TASK:
Please retype the records below exactly, from the first line through the line containing "14.2, 14.4, 13.9]", and leave out any pictures.
··· LISTED RECORDS ···
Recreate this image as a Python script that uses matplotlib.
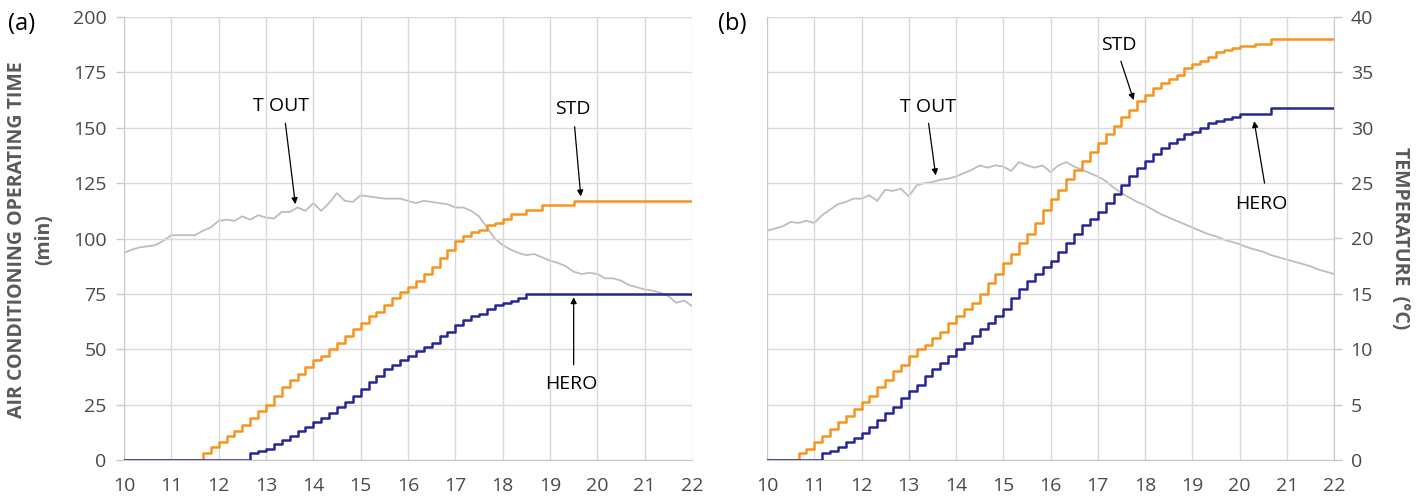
import numpy as np
import matplotlib
matplotlib.use("Agg")
import matplotlib.pyplot as plt

plt.rcParams['font.family'] = ['Open Sans', 'DejaVu Sans']

# time axis: 10:00 to 22:00 every 10 minutes (hours)
hours = np.arange(0, 73) / 6.0 + 10.0
x_ticks = list(range(10, 23))

# ---------- panel (a) ----------
std_a = [0, 0, 0, 0, 0, 0, 0, 0, 0, 0,
         3, 6, 8, 11, 13, 16, 19, 22, 25, 29,
         33, 36, 39, 42, 45, 47, 50, 53, 56, 59,
         62, 65, 67, 70, 73, 76, 78, 81, 84, 87,
         91, 95, 99, 101, 103, 104, 106, 107, 109, 111,
         111, 113, 113, 115, 115, 115, 115, 117, 117, 117,
         117, 117, 117, 117, 117, 117, 117, 117, 117, 117,
         117, 117, 117]
hero_a = [0, 0, 0, 0, 0, 0, 0, 0, 0, 0,
          0, 0, 0, 0, 0, 0, 3, 4, 5, 7,
          9, 11, 13, 15, 17, 19, 21, 24, 26, 29,
          32, 35, 38, 41, 43, 45, 47, 49, 51, 53,
          56, 58, 61, 63, 65, 66, 68, 70, 71, 72,
          73, 75, 75, 75, 75, 75, 75, 75, 75, 75,
          75, 75, 75, 75, 75, 75, 75, 75, 75, 75,
          75, 75, 75]
tout_a = [18.7, 19.0, 19.2, 19.3, 19.4, 19.8, 20.3, 20.3, 20.3, 20.3,
          20.7, 21.0, 21.6, 21.7, 21.6, 22.0, 21.7, 22.1, 21.9, 21.8,
          22.4, 22.4, 22.8, 22.5, 23.2, 22.5, 23.2, 24.1, 23.4, 23.3,
          23.9, 23.8, 23.7, 23.6, 23.6, 23.6, 23.4, 23.2, 23.4, 23.3,
          23.2, 23.1, 22.8, 22.8, 22.5, 22.0, 21.0, 20.0, 19.4, 19.0,
          18.7, 18.5, 18.6, 18.3, 18.0, 17.8, 17.5, 17.0, 16.8, 16.9,
          16.8, 16.4, 16.4, 16.2, 15.8, 15.6, 15.4, 15.3, 15.1, 14.8,
          14.2, 14.4, 13.9]

# ---------- panel (b) ----------
std_b = [0, 0, 0, 0, 3, 5, 8, 11, 14, 17,
         20, 23, 26, 29, 33, 36, 40, 43, 47, 50,
         52, 55, 58, 62, 65, 68, 71, 75, 80, 84,
         89, 93, 98, 102, 107, 113, 118, 122, 127, 131,
         135, 139, 143, 147, 151, 155, 158, 162, 165, 168,
         170, 172, 174, 177, 179, 180, 182, 184, 185, 186,
         187, 187, 188, 188, 190, 190, 190, 190, 190, 190,
         190, 190, 190]
hero_b = [0, 0, 0, 0, 0, 0, 0, 3, 4, 6,
          8, 10, 12, 15, 18, 21, 24, 28, 31, 34,
          38, 41, 44, 47, 50, 53, 56, 59, 62, 65,
          68, 73, 77, 81, 84, 87, 90, 94, 98, 102,
          106, 109, 112, 116, 120, 124, 128, 132, 135, 138,
          141, 143, 145, 147, 148, 150, 152, 153, 154, 155,
          156, 156, 156, 156, 159, 159, 159, 159, 159, 159,
          159, 159, 159]
tout_b = [20.7, 20.9, 21.1, 21.5, 21.4, 21.6, 21.4, 22.1, 22.6, 23.1,
          23.3, 23.6, 23.6, 23.9, 23.4, 24.4, 24.3, 24.5, 23.8, 24.8,
          25.0, 25.1, 25.3, 25.4, 25.6, 25.9, 26.2, 26.6, 26.4, 26.6,
          26.5, 26.1, 26.9, 26.6, 26.4, 26.6, 26.0, 26.6, 26.9, 26.5,
          26.2, 25.9, 25.6, 25.2, 24.6, 24.1, 23.7, 23.3, 23.0, 22.6,
          22.2, 21.9, 21.6, 21.3, 21.0, 20.7, 20.4, 20.2, 19.9, 19.7,
          19.5, 19.2, 19.0, 18.8, 18.5, 18.3, 18.1, 17.9, 17.7, 17.5,
          17.2, 17.0, 16.8]

time_ticks = list(range(0, 201, 25))
temp_ticks = list(range(0, 41, 5))

C_STD = '#F7941D'
C_HERO = '#262696'
C_TOUT = '#BDBDBD'
C_GRID = '#D9D9D9'
C_TXT = '#4A4A4A'
FS = 14

fig = plt.figure(figsize=(14.27, 4.97), dpi=100)
W, H = 1427.0, 497.0
bottom = 1 - 460 / H
height = (460 - 17) / H
axA = fig.add_axes([124 / W, bottom, (692 - 124) / W, height])
axB = fig.add_axes([767 / W, bottom, (1334 - 767) / W, height])


def style(ax, show_left):
    ax.set_xlim(10, 22)
    ax.set_ylim(0, 200)
    ax.set_xticks(x_ticks)
    ax.set_yticks(time_ticks)
    ax.grid(True, color=C_GRID, lw=1.0)
    ax.set_axisbelow(True)
    for s in ['top', 'right']:
        ax.spines[s].set_visible(False)
    ax.spines['bottom'].set_color('#C8C8C8')
    ax.spines['left'].set_color('#C8C8C8')
    ax.tick_params(axis='x', length=0, pad=12, labelsize=FS, labelcolor=C_TXT)
    if show_left:
        ax.tick_params(axis='y', length=6, width=1, color='#C8C8C8', pad=6.5,
                       labelsize=FS, labelcolor=C_TXT)
    else:
        ax.tick_params(axis='y', length=0, labelleft=False)


def twin(ax, show_right):
    t = ax.twinx()
    t.set_ylim(0, 40)
    t.set_yticks(temp_ticks)
    for s in ['top', 'left', 'bottom']:
        t.spines[s].set_visible(False)
    if show_right:
        t.spines['right'].set_color('#C8C8C8')
        t.tick_params(axis='y', length=6, width=1, color='#C8C8C8', pad=6,
                      labelsize=FS, labelcolor=C_TXT)
    else:
        t.spines['right'].set_visible(False)
        t.tick_params(axis='y', length=0, labelright=False)
    return t


style(axA, True)
tA = twin(axA, False)
style(axB, False)
tB = twin(axB, True)

# panel a
tA.plot(hours, tout_a, color=C_TOUT, lw=1.3, zorder=2)
axA.plot(hours, std_a, drawstyle='steps-post', color=C_STD, lw=1.8, zorder=3)
axA.plot(hours, hero_a, drawstyle='steps-post', color=C_HERO, lw=1.8, zorder=3)
axA.set_zorder(tA.get_zorder() + 1)
axA.patch.set_visible(False)

# panel b
tB.plot(hours, tout_b, color=C_TOUT, lw=1.3, zorder=2)
axB.plot(hours, std_b, drawstyle='steps-post', color=C_STD, lw=1.8, zorder=3)
axB.plot(hours, hero_b, drawstyle='steps-post', color=C_HERO, lw=1.8, zorder=3)
axB.set_zorder(tB.get_zorder() + 1)
axB.patch.set_visible(False)

arrow = dict(arrowstyle='-|>', color='black', lw=0.9, mutation_scale=9,
             shrinkA=0, shrinkB=0)


def ann(ax, label, xy, xytext_start, text_pos):
    ax.annotate('', xy=xy, xytext=xytext_start, arrowprops=arrow, zorder=5)
    ax.text(text_pos[0], text_pos[1], label, ha='center', va='center',
            fontsize=FS, color='black', zorder=6)


ann(axA, 'T OUT', (13.62, 115.5), (13.41, 152), (13.32, 160))
ann(axA, 'STD', (19.65, 119), (19.52, 150.5), (19.48, 158.5))
ann(axA, 'HERO', (19.5, 73.5), (19.5, 43), (19.46, 34.5))

ann(axB, 'T OUT', (13.57, 128.5), (13.42, 152), (13.40, 159.5))
ann(axB, 'STD', (17.76, 162.5), (17.49, 180), (17.44, 187.5))
ann(axB, 'HERO', (20.31, 153), (20.53, 125), (20.46, 115.5))

fig.text(8 / W, 1 - 24 / H, '(a)', fontsize=17, color='black', ha='left', va='center')
fig.text(718 / W, 1 - 24 / H, '(b)', fontsize=17, color='black', ha='left', va='center')

fig.text(17 / W, 1 - 240 / H, 'AIR CONDITIONING OPERATING TIME',
         rotation=90, ha='center', va='center', fontsize=14, fontweight='bold',
         color='#595959')
fig.text(44 / W, 1 - 240 / H, '(min)',
         rotation=90, ha='center', va='center', fontsize=14, fontweight='bold',
         color='#595959')
fig.text(1400 / W, 1 - 238 / H, 'TEMPERATURE  (°C)', rotation=-90,
         ha='center', va='center', fontsize=14, fontweight='bold', color='#595959')

fig.savefig('out.png', dpi=100)
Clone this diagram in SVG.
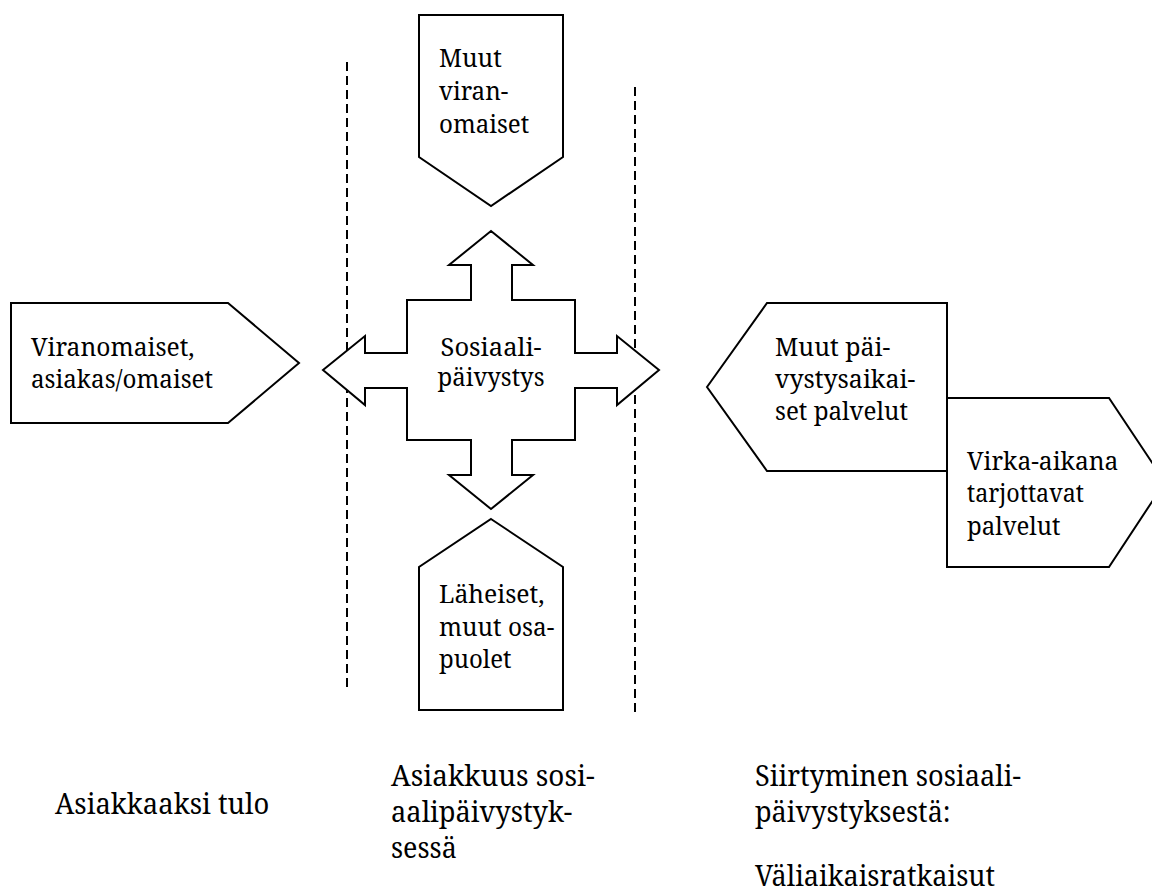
<svg xmlns="http://www.w3.org/2000/svg" width="1152" height="892" viewBox="0 0 1152 892">
<style>
.s{fill:#fff;stroke:#000;stroke-width:2;stroke-linejoin:miter}
.d{fill:none;stroke:#000;stroke-width:2;stroke-dasharray:9 5}
text{font-family:'Noto Serif','DejaVu Serif',serif;fill:#000}
.t{font-size:26px}
.b{font-size:29px}
</style>
<rect width="1152" height="892" fill="#fff"/>
<g id="connectors">
<line class="d" x1="347" y1="62" x2="347" y2="688"/>
<line class="d" x1="635" y1="87" x2="635" y2="712"/>
</g>
<g id="node-left">
<polygon class="s" points="11,303 228,303 299,363 228,423 11,423"/>
<text class="t" x="31" y="356" textLength="163.5" lengthAdjust="spacingAndGlyphs">Viranomaiset,</text>
<text class="t" x="31" y="388" textLength="182" lengthAdjust="spacingAndGlyphs">asiakas/omaiset</text>
</g>
<g id="node-top">
<polygon class="s" points="419,15 563,15 563,157 491,206 419,157"/>
<text class="t" x="439" y="67" textLength="62.8" lengthAdjust="spacingAndGlyphs">Muut</text>
<text class="t" x="439" y="100" textLength="69.3" lengthAdjust="spacingAndGlyphs">viran-</text>
<text class="t" x="439" y="133" textLength="90.2" lengthAdjust="spacingAndGlyphs">omaiset</text>
</g>
<g id="node-center">
<polygon class="s" points="491,231 533,265 512,265 512,300 575,300 575,353 617,353 617,336 659,370 617,405 617,388 575,388 575,440 512,440 512,475 533,475 491,509 449,475 471,475 471,440 407,440 407,388 365,388 365,405 323,370 365,336 365,353 407,353 407,300 471,300 471,265 449,265"/>
<text class="t" x="491" y="356" text-anchor="middle" textLength="101" lengthAdjust="spacingAndGlyphs">Sosiaali-</text>
<text class="t" x="491" y="386" text-anchor="middle" textLength="107" lengthAdjust="spacingAndGlyphs">päivystys</text>
</g>
<g id="node-bottom">
<polygon class="s" points="491,519 563,567 563,710 419,710 419,567"/>
<text class="t" x="439" y="603" textLength="105.5" lengthAdjust="spacingAndGlyphs">Läheiset,</text>
<text class="t" x="439" y="636" textLength="115.2" lengthAdjust="spacingAndGlyphs">muut osa-</text>
<text class="t" x="439" y="668" textLength="72.5" lengthAdjust="spacingAndGlyphs">puolet</text>
</g>
<g id="node-right1">
<polygon class="s" points="707,387 767,303 947,303 947,471 767,471"/>
<text class="t" x="775" y="356" textLength="115.2" lengthAdjust="spacingAndGlyphs">Muut päi-</text>
<text class="t" x="775" y="388" textLength="140.2" lengthAdjust="spacingAndGlyphs">vystysaikai-</text>
<text class="t" x="775" y="420" textLength="132.9" lengthAdjust="spacingAndGlyphs">set palvelut</text>
</g>
<g id="node-right2">
<polygon class="s" points="947,398 1109,398 1165,482 1109,567 947,567"/>
<text class="t" x="967" y="470" textLength="151.4" lengthAdjust="spacingAndGlyphs">Virka-aikana</text>
<text class="t" x="967" y="502" textLength="117" lengthAdjust="spacingAndGlyphs">tarjottavat</text>
<text class="t" x="967" y="535" textLength="93.4" lengthAdjust="spacingAndGlyphs">palvelut</text>
</g>
<g id="labels">
<text class="b" x="55" y="814" textLength="214.2" lengthAdjust="spacingAndGlyphs">Asiakkaaksi tulo</text>
<text class="b" x="391" y="786" textLength="203.6" lengthAdjust="spacingAndGlyphs">Asiakkuus sosi-</text>
<text class="b" x="391" y="822" textLength="181.3" lengthAdjust="spacingAndGlyphs">aalipäivystyk-</text>
<text class="b" x="391" y="858" textLength="65.8" lengthAdjust="spacingAndGlyphs">sessä</text>
<text class="b" x="755" y="786" textLength="265.8" lengthAdjust="spacingAndGlyphs">Siirtyminen sosiaali-</text>
<text class="b" x="755" y="822" textLength="195.6" lengthAdjust="spacingAndGlyphs">päivystyksestä:</text>
<text class="b" x="755" y="886" textLength="240" lengthAdjust="spacingAndGlyphs">Väliaikaisratkaisut</text>
</g>
</svg>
···
RESPONSE:
Recreate this image as a Python script that uses matplotlib.
import numpy as np
import matplotlib
matplotlib.use("Agg")
import matplotlib.pyplot as plt

plt.rcParams['font.family'] = ['Open Sans', 'DejaVu Sans']

# time axis: 10:00 to 22:00 every 10 minutes (hours)
hours = np.arange(0, 73) / 6.0 + 10.0
x_ticks = list(range(10, 23))

# ---------- panel (a) ----------
std_a = [0, 0, 0, 0, 0, 0, 0, 0, 0, 0,
         3, 6, 8, 11, 13, 16, 19, 22, 25, 29,
         33, 36, 39, 42, 45, 47, 50, 53, 56, 59,
         62, 65, 67, 70, 73, 76, 78, 81, 84, 87,
         91, 95, 99, 101, 103, 104, 106, 107, 109, 111,
         111, 113, 113, 115, 115, 115, 115, 117, 117, 117,
         117, 117, 117, 117, 117, 117, 117, 117, 117, 117,
         117, 117, 117]
hero_a = [0, 0, 0, 0, 0, 0, 0, 0, 0, 0,
          0, 0, 0, 0, 0, 0, 3, 4, 5, 7,
          9, 11, 13, 15, 17, 19, 21, 24, 26, 29,
          32, 35, 38, 41, 43, 45, 47, 49, 51, 53,
          56, 58, 61, 63, 65, 66, 68, 70, 71, 72,
          73, 75, 75, 75, 75, 75, 75, 75, 75, 75,
          75, 75, 75, 75, 75, 75, 75, 75, 75, 75,
          75, 75, 75]
tout_a = [18.7, 19.0, 19.2, 19.3, 19.4, 19.8, 20.3, 20.3, 20.3, 20.3,
          20.7, 21.0, 21.6, 21.7, 21.6, 22.0, 21.7, 22.1, 21.9, 21.8,
          22.4, 22.4, 22.8, 22.5, 23.2, 22.5, 23.2, 24.1, 23.4, 23.3,
          23.9, 23.8, 23.7, 23.6, 23.6, 23.6, 23.4, 23.2, 23.4, 23.3,
          23.2, 23.1, 22.8, 22.8, 22.5, 22.0, 21.0, 20.0, 19.4, 19.0,
          18.7, 18.5, 18.6, 18.3, 18.0, 17.8, 17.5, 17.0, 16.8, 16.9,
          16.8, 16.4, 16.4, 16.2, 15.8, 15.6, 15.4, 15.3, 15.1, 14.8,
          14.2, 14.4, 13.9]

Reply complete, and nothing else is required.